I'm fortunate enough to have a wonderful co-parent who does his share of parenting. He always has, from those early changes of nappies and the waking in the middle of the night. He's looking after our daughter for two extra days, cancelling a score of meetings at work, just as he took far more than his share of childcare five years ago when I was finishing my MA. I've done my share too, when his job's necessitated weeks of travelling.
It would have been extremely hard to finish a PhD while being a mother if I had not been sharing parenting with a father who really does his share of the work. Thank goodness for fathers.
Posted by Jill Walker at 02:47 AM in General | Permalink
Comments
I hope your PHD defense goes well!
And it's nice to read such a glowing mention of a father... seems we hear that too rarely sometimes.
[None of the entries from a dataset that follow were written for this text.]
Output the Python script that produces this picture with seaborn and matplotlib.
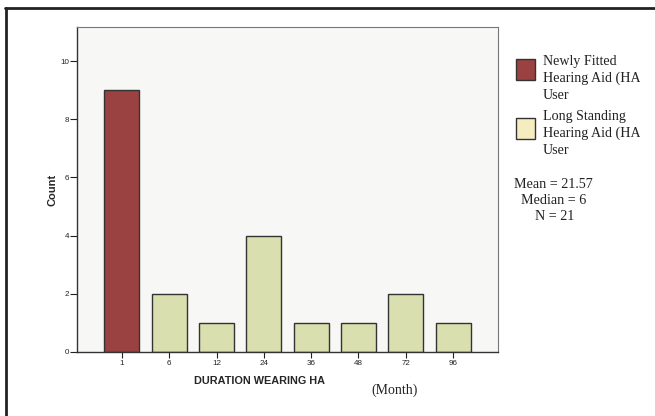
import matplotlib
matplotlib.use("Agg")
import matplotlib.pyplot as plt
from matplotlib.patches import Rectangle
from matplotlib.lines import Line2D
from matplotlib.transforms import Bbox, TransformedBbox
import seaborn as sns
import pandas as pd

# ---- data ----
durations = ["1", "6", "12", "24", "36", "48", "72", "96"]
counts = [9, 2, 1, 4, 1, 1, 2, 1]
groups = ["Newly Fitted", "Long Standing", "Long Standing", "Long Standing",
          "Long Standing", "Long Standing", "Long Standing", "Long Standing"]
legend_labels = ["Newly Fitted\nHearing Aid (HA)\nUser",
                 "Long Standing\nHearing Aid (HA)\nUser"]
stats_lines = ["Mean = 21.57", "Median = 6", "N = 21"]
y_ticks = [0, 2, 4, 6, 8, 10]

df = pd.DataFrame({"duration": durations, "count": counts, "group": groups})

sns.set_style("white")

W, H = 655, 416
fig = plt.figure(figsize=(W / 100, H / 100), dpi=100)
fig.patch.set_facecolor("white")

def fx(px):
    return px / W

def fy(py):
    return 1 - py / H

ax_l, ax_r, ax_t, ax_b = 77, 498, 27, 352
ax = fig.add_axes([fx(ax_l), fy(ax_b), fx(ax_r - ax_l), (ax_b - ax_t) / H])
ax.set_facecolor("#F7F7F5")

palette = {"Newly Fitted": "#9A4141", "Long Standing": "#D9DFAE"}
sns.barplot(data=df, x="duration", y="count", hue="group", order=durations,
            palette=palette, dodge=False, width=0.74, edgecolor="#333333",
            linewidth=1.0, legend=False, saturation=1, ax=ax)

ax.set_xlim(-0.95, 7.95)
ax.set_ylim(0, 11.17)
ax.set_yticks(y_ticks)
ax.set_yticklabels([str(t) for t in y_ticks])
ax.tick_params(axis="y", direction="out", length=5, width=0.8, pad=0.5,
               labelsize=5.8, colors="#222222", left=True)
ax.tick_params(axis="x", direction="out", length=4, width=0.8, pad=2,
               labelsize=5.8, colors="#222222", bottom=True)
for lab in ax.get_xticklabels() + ax.get_yticklabels():
    lab.set_fontfamily("Liberation Sans")

for side in ["left", "bottom"]:
    ax.spines[side].set_color("#333333")
    ax.spines[side].set_linewidth(1.0)
for side in ["top", "right"]:
    ax.spines[side].set_color("#777777")
    ax.spines[side].set_linewidth(0.8)

ax.set_xlabel("")
ax.set_ylabel("")

# axis titles
fig.text(fx(52), fy(190), "Count", rotation=90, ha="center", va="center",
         fontsize=8, fontweight="bold", family="Liberation Sans")
fig.text(fx(260), fy(381), "DURATION WEARING HA", ha="center", va="center",
         fontsize=7.8, fontweight="bold", family="Liberation Sans")
fig.text(fx(395), fy(390), "(Month)", ha="center", va="center",
         fontsize=10, family="Liberation Serif", color="#222222")

# legend (text clipped at the legend box edge, as in the original)
clip = TransformedBbox(Bbox.from_extents(0, 0, fx(640), 1), fig.transFigure)
leg_colors = ["#9A4141", "#F5ECC0"]
patch_tops = [59, 118]
text_tops = [55, 110]
for lab, col, top, ttop in zip(legend_labels, leg_colors, patch_tops, text_tops):
    fig.patches.append(Rectangle((fx(516), fy(top + 21)), fx(19), 21 / H,
                                 transform=fig.transFigure, facecolor=col,
                                 edgecolor="#333333", linewidth=1.0))
    t = fig.text(fx(543), fy(ttop), lab, ha="left", va="top", fontsize=10.1,
                 family="Liberation Serif", color="#222222", linespacing=1.36)
    t.set_clip_box(clip)
    t.set_clip_on(True)

stats_x = [514, 521, 535]
stats_y = [184, 200, 216]
for s, x, y in zip(stats_lines, stats_x, stats_y):
    fig.text(fx(x), fy(y), s, ha="left", va="center", fontsize=10.2,
             family="Liberation Serif", color="#222222")

# outer frame (left and top)
fig.add_artist(Line2D([fx(6), fx(6)], [fy(8), fy(420)], transform=fig.transFigure,
                      color="#222222", linewidth=2.0))
fig.add_artist(Line2D([fx(5), fx(660)], [fy(8), fy(8)], transform=fig.transFigure,
                      color="#222222", linewidth=2.0))

fig.savefig("out.png", dpi=100)
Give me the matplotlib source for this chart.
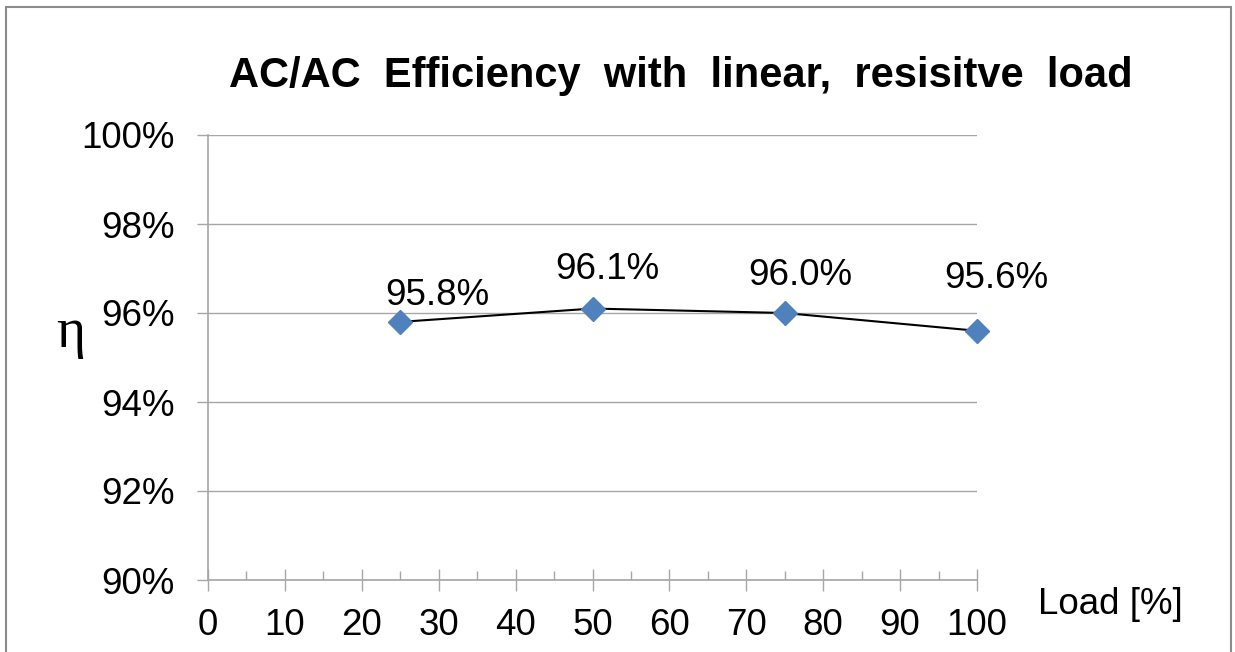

Posted by: Jennifer at Nov 24, 2003 6:49:01 AM
I am also a single mother working five jobs to pay for my PhD tuition - and keeping the roof over my head. It is very difficult. I am lucky that I have a good support system - my mother and my two ex's (long story). But if it wasn't for the fact that my two ex's have access to my son, I am not sure that I would be able to do my PhD. I also often envious of people with partners, someone to share the responsibilities and the stressors of graduate life. Financially, being a single mother is a death wish in graduate school. Besides the financial issues, faculty are not always understanding of my parental, financial and geographical constraints that I have (I can't afford to live right in Toronto). The issue here is the systemic barriers for women (or men) with children who want to attain a higher degree - but the system is set up for younger people (perhaps living with parents or in a one room hut near campus). Real life isn't like that, and it is a daily struggle. Jill, I share your concerns - and most of all your guilt. My son has attended numerous conferences, lectures and presentations that I have given because of sick days when people are working. Good Luck today!
Posted by: Netwoman at Nov 24, 2003 9:59:55 AM
Jill = I hear you. Sounds a lot like my life and I know what a painful juggling act it can be. I go nearly nuts when I see my son running around in the cold with no hat, no mittens, playing fast and loose with his health, because if he gets sick it can bring down our whole house of cards -- my house, my ex's, our work committments, our social committments, other family friends who might pitch in to help out and then THEY get sick. Of course, on the most basic level, I simply hate to have him get sick because I feel for him, but it can throw our system into chaos, just as you explain here. Thanks for writing about it.